List duplicate files based on Name and size

Hello,

I have a huge directory (with millions of files) and need to find out duplicates based on BOTH file name and File size.

I know

fdupes

but it calculates MD5 which is very time-consuming and especially it takes forever as I have millions of files.

Can anyone please suggest a script or tool to find duplicates just based on file name "and" file size. It would be nice to be able to filter based on minimum file size.

Thanks

Proceed in 2 steps :

  1. Log size and filename in a tempfile (removing the path from the filename).
  2. Then sort it and get the duplicates
find /huge_dir -type f -printf "%s %p\n" | sed 's:/.*/::' >/tmp/mytmp
sort /tmp/mytmp | uniq -d

Note that for processing such a number of objects it would be advisable to use a database instead.

find /huge_dir -type f -printf "%s %f\n" >/tmp/mytmp
sort /tmp/mytmp | uniq -d

I guess duplicate filenames means files in different directories? Do you need the full path of the dupes? Then - if your version of find and uniq allow for it - use printf "%h %f %s\n" and uniq -d --skip-fileds=1

1 Like

Ha ! yup! ... i missed the %h and %f ... :rolleyes:

I tried the below but it doesn't show correct results.

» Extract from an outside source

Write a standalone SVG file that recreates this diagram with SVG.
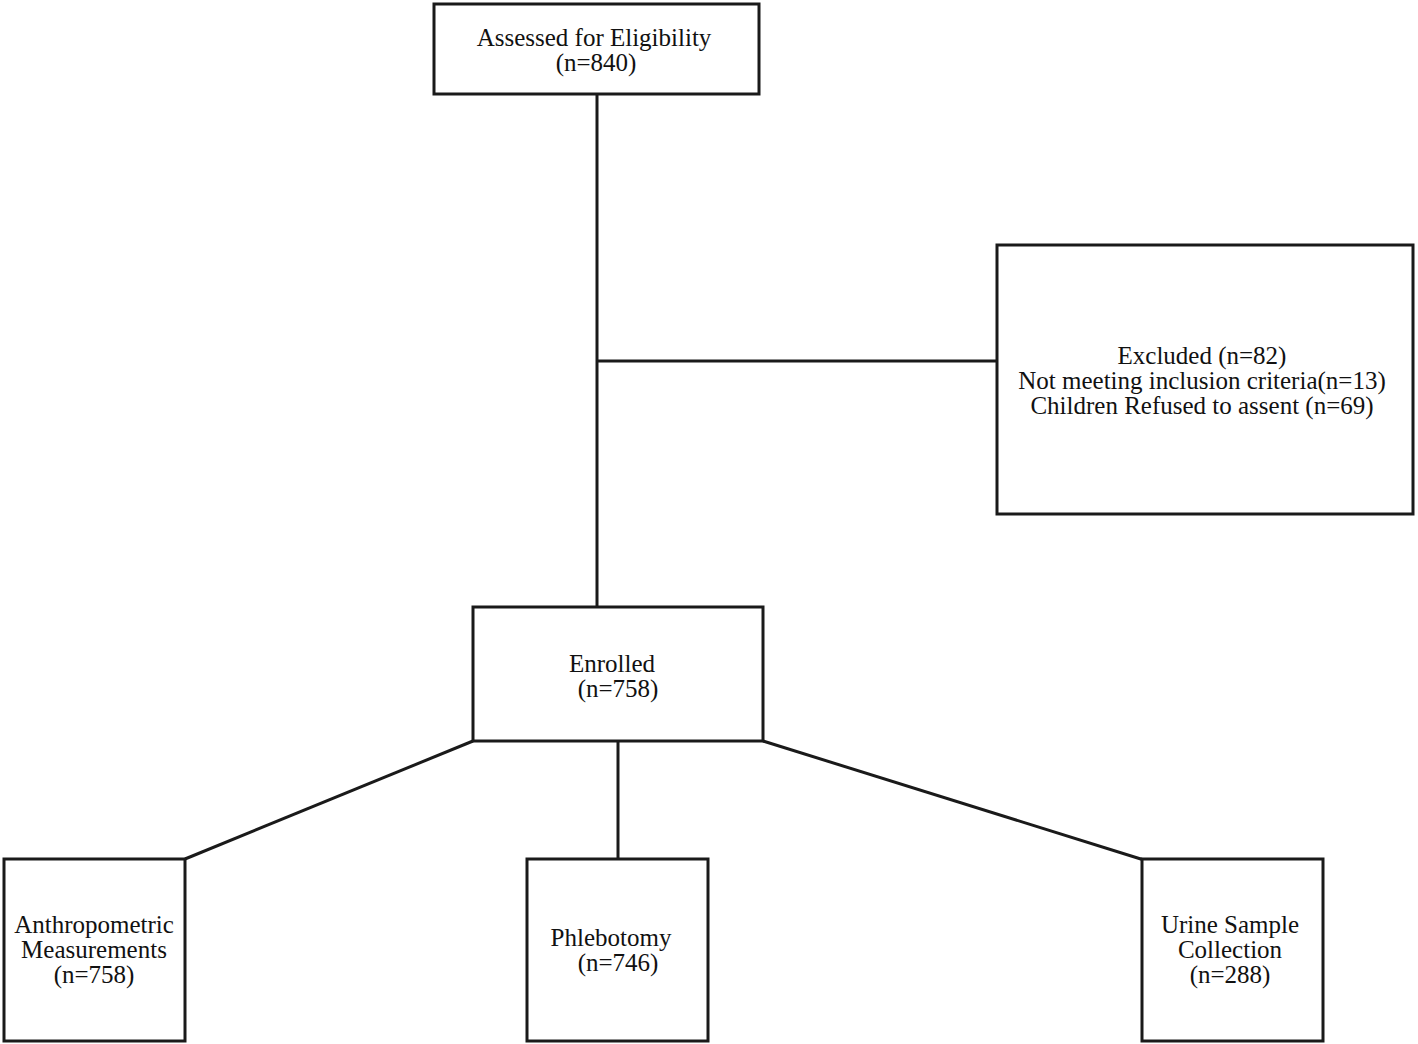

find . -type f -printf "%s %f\n" |sort |uniq -d -f 2

Here, I was just trying to get list of duplicates with "File size" only.

# ls -l
total 104696
-rwx------+ 1 Admin None 24867520 Jan  1 21:08 Anand-My_Career_1-SDVL.7z
-rwx------+ 1 Admin None 28732186 Jan  1 21:09 Anand-My_Career_2-SDVL.7z
-rwx------+ 1 Admin None 24867520 Jan  1 21:08 Anand-My-Career-1-SDVL.7z
-rwx------+ 1 Admin None 28732186 Jan  1 21:08 Anand-My-Career-2-SDVL.7z

# find . -type f -printf "%s %f\n" |sort |uniq -d

# find . -type f -printf "%s %f\n" |sort |uniq -d -f 2
24867520 Anand-My_Career_1-SDVL.7z

#

It is supposed to display 2 duplicates but shows only one.
What is the mistake am I doing here? :frowning:

You could give a try to something like :

find /huge_dir -type f -printf "%s %f %h\n" >/tmp/mytmp

Then to display those having the same size :

sort /tmp/mytmp | awk '{z=y;y=$1;w=x;x=$0;v=u;u=$2}(z==y){print w RS x}'

Then to display those having the same name :

sort -k 2,2 /tmp/mytmp | awk '{z=y;y=$1;w=x;x=$0;v=u;u=$2}(v==u){print w RS x}'

Try

find . -printf "%h\t%f\t%s\n" | sort -k2 | uniq -Df1

if your tools allow for those options...

@ctsgnb - your solution shows incorrect results (shows all 4 files for the first command and nothing for second command.

@RudiC - I use cygwin where your solution displays nothing (no error also). I tried this also on redhat linux and same result.

Thanks for you efforts.
Could anyone please offer universal solutions please!